Copy out exactly the lines from the one holding "Write the matplotlib code for this chart." through the one holding "import numpy as np", ends included; omit images.
**** Task inputs ****
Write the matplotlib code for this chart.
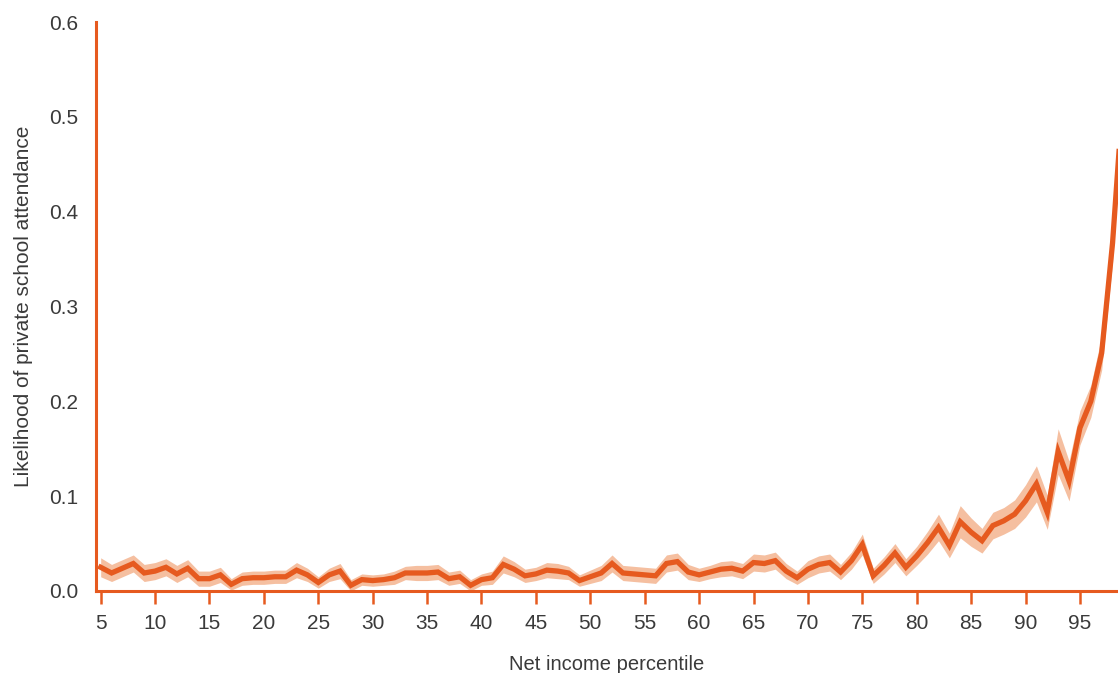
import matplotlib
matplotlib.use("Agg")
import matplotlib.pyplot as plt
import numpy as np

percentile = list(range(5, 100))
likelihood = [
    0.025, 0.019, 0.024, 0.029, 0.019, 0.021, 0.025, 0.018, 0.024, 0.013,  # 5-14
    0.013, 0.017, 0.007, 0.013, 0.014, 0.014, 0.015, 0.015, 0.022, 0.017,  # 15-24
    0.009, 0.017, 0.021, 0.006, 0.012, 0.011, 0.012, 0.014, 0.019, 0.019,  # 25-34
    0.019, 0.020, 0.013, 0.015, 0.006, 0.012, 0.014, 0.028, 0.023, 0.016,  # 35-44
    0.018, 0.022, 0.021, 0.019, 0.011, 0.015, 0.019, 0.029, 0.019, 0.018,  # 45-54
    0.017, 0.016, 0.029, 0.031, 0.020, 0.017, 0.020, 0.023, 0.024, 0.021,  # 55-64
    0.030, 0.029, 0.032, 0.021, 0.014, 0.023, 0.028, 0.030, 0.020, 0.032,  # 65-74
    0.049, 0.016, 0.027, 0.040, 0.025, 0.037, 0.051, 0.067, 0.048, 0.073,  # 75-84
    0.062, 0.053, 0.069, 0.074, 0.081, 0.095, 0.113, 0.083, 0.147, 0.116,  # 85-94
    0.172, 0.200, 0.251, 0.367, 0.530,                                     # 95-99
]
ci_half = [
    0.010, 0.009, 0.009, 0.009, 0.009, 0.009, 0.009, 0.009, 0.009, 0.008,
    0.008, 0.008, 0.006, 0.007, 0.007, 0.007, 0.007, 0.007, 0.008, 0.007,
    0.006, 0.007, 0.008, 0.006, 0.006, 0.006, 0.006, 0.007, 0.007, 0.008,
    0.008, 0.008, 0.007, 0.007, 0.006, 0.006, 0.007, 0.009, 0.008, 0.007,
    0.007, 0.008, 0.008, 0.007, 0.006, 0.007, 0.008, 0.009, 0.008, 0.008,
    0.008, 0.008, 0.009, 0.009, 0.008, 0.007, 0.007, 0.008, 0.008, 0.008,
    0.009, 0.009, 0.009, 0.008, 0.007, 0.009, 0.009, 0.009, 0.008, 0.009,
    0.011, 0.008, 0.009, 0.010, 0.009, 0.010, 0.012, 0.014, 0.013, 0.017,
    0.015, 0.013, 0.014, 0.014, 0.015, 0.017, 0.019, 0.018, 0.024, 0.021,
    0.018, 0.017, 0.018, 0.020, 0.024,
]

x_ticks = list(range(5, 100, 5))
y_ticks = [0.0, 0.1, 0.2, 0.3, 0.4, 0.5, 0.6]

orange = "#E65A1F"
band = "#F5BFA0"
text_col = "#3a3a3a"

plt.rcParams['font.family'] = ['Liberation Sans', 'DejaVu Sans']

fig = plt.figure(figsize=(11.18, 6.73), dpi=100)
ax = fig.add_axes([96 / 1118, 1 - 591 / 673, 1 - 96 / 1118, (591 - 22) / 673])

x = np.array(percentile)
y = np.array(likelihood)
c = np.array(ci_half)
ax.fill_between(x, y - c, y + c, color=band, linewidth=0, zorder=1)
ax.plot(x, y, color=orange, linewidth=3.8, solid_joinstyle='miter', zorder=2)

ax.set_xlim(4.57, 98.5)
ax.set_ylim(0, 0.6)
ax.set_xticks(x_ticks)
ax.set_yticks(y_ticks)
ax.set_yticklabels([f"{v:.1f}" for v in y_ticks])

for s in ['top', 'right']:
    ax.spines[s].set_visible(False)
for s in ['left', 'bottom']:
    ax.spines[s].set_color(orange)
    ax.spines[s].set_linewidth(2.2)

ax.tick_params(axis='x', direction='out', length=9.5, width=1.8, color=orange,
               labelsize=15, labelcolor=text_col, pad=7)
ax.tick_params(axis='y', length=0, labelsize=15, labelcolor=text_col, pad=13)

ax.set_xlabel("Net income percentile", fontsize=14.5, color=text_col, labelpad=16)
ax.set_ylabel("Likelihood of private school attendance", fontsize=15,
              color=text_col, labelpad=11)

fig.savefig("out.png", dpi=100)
****
**** Task inputs ****
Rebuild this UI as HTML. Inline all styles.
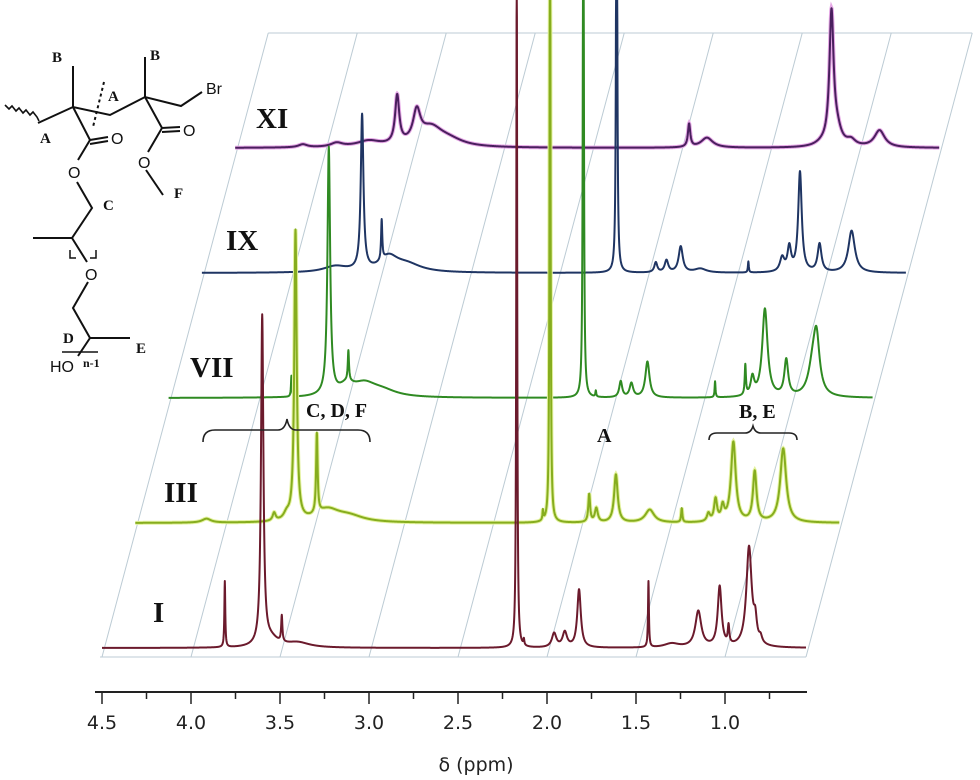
****
● **Output of the exercise**
Write the matplotlib code for this chart.
import matplotlib
matplotlib.use("Agg")
import matplotlib.pyplot as plt
import numpy as np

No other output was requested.